Le Salon du Wurtemberg (1986), les Escaliers de Chambord (1989) lui apporteront la reconnaissance de ses pairs, sans pour autant lui valoir de prix... Il devra attendre d'être couronné par l'Académie française en 1998 pour son Terrasse à Rome.

Son œuvre se veut à l'écart des modes et son dernier projet se présente comme un jeu narcissique avec la mémoire, le style et l'idée qu'il peut se faire de lui-même. C'est une suite de maximes, d'aphorismes, d'historiettes où il ne se sent pas contraint par « les commandements du langage ». Certains critiques voient en lui un descendant de Montaigne se peignant par ses humeurs, mais si sagesse il y a, elle est avant tout fondée sur un retrait des tumultes du monde et sur le charme de l'écoute des bribes de musique de l'âme.

Enfermement

La subjectivité est aisément blessée et souvent sans réponse devant les menaces du siècle.
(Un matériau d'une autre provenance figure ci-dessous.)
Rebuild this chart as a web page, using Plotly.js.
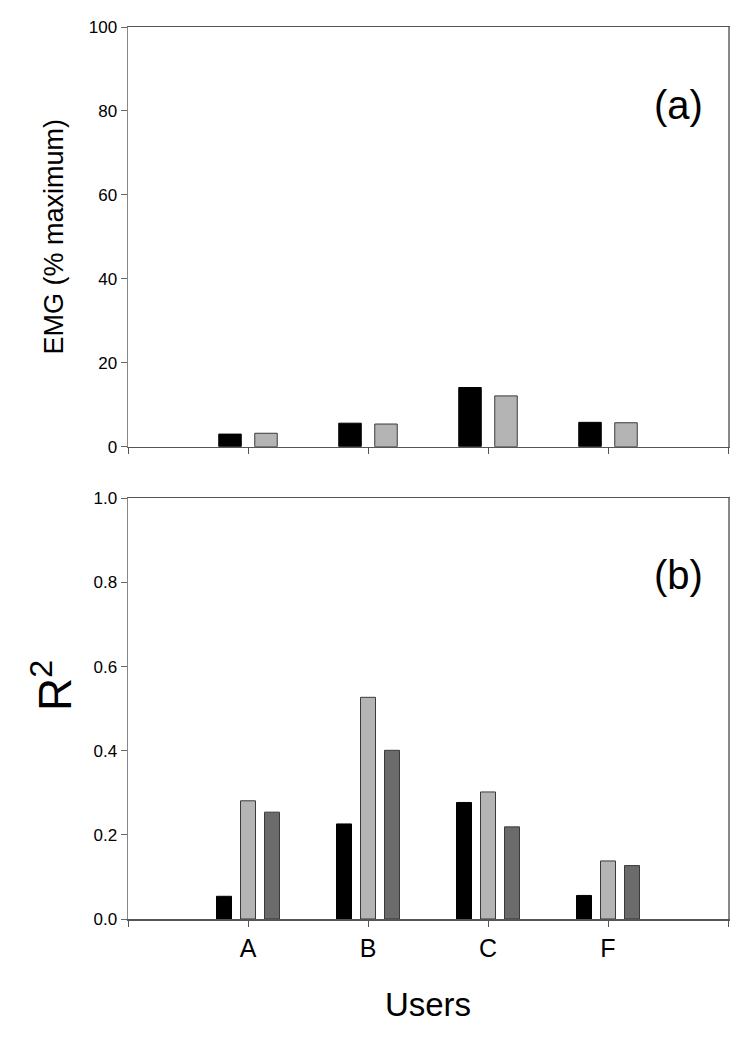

Elle peut se complaire alors à décrire l'enfermement. Éric Pessant dans Chambre avec gisant pétrifie tout espoir pour son héros allongé sur son lit et que personne ne pourra plus lever. La seule réponse à la pesanteur de l'existence se résume à la question sinistre : « Pourquoi continuer ? » Françoise Chandernagor a recours à l'histoire dans la Chambre pour décrire avec minutie l'agonie lente du délaissement du petit Louis XVII. Dans la Petite Chartreuse, Pierre Péju met son héros en présence d'une enfant cloîtrée, mais si la violence faite à l'enfance est présente, une ombre de sérénité se dégage de cette rencontre, comme si l'enfermement pouvait aussi porter ses fruits et faire oublier les querelles sauvages du monde extérieur. Alain Roehr (Chambres obscures) se love dans les replis souterrains du métro pour la marche en aveugle d'un fils à la recherche de son père.

Par contre, Sylvie Germain (Chanson des malaimants) permet à son héroïne, enfermée au départ dans un physique ingrat, de trouver dans le contact avec la nature ce que le monde lui refuse : l'amitié. Quelques notes d'espoir peuvent ainsi résonner dans la solitude imposée, mais le lieu carcéral véritable conduit droit à la folie dans le roman écrit par un détenu sous un titre étonnant : Paul des Épinettes ou la myxomatose panoptique. Jean Marc Rouillan, ancien membre d'action directe, emprisonné à vie, a un talent indéniable pour décrire cette contagion mortelle qui sévit dans les cellules sous le regard omniprésent de l'administration pénitentiaire. Amélie Nothomb (Robert des noms propres) joue élégamment de ce thème : l'enfermement psychologique de son héroïne est dû à son étrange prénom, donné par une jeune mère, meurtrière du père avant de se suicider.

Exclusion

Si l'enfermement se manifeste d'abord par un décor unique, que ce soit la chambre, la cellule, le cloître, ou l'esprit refermé sur lui-même, un autre type d'isolement, de nature sociale celui-là, se rencontre de plus en plus dans les ouvrages, romancés ou non, à mesure que les phénomènes d'exclusion se manifestent à l'évidence. Dans l'Isolée, Gwenaëlle Aubry décrit la vie d'un ancien de Lutte ouvrière et d'une jeune femme, mais s'attache surtout à faire surgir la présence d'un « Paris parallèle de la lutte », le Paris des squats et des espoirs sans cesse déçus de révolution. Dans la Clôture (nom d'une rue misérable), Jean Robin explore les coins et recoins du périphérique parisien, de la porte de Saint-Ouen à celle de Clignancourt, où vit une population étouffée par la misère, mais il replace ce qui pourrait être simple témoignage dans une perspective historique en évoquant le tragique destin du maréchal Ney inséré dans ces « restes épars de vie brisée ». Patrick Declerck se contente de pister le clochard dans un livre qui se veut d'abord un document : les Naufragés. Sur le même thème d'un tissu social déchiré, Xavier Bazot (Au bord) écrit trois récits mettant en scène des vagabonds.

L'exclusion sociale conduit aussi, comme naturellement, au soliloque, la parole adressée à soi-même quand on n'a plus personne à qui parler. Laurent Mauvignier (Ceux d'à côté) trame le long monologue intérieur d'une jeune femme vouée au chômage et à la solitude, à quoi il ajoute celui du criminel qui a violé sa seule amie. Cette technique, que nous retrouvons dans d'autres livres, dans les nouvelles de Ludovic Janvier (Encore un coup au cœur. Brèves d'amour et Tue le), par exemple, avec ses trous entre les mots et l'inaptitude à dire, conduit le texte littéraire vers une dimension théâtrale contemporaine où le monologue se substitue souvent aux dialogues jugés trop artificiels.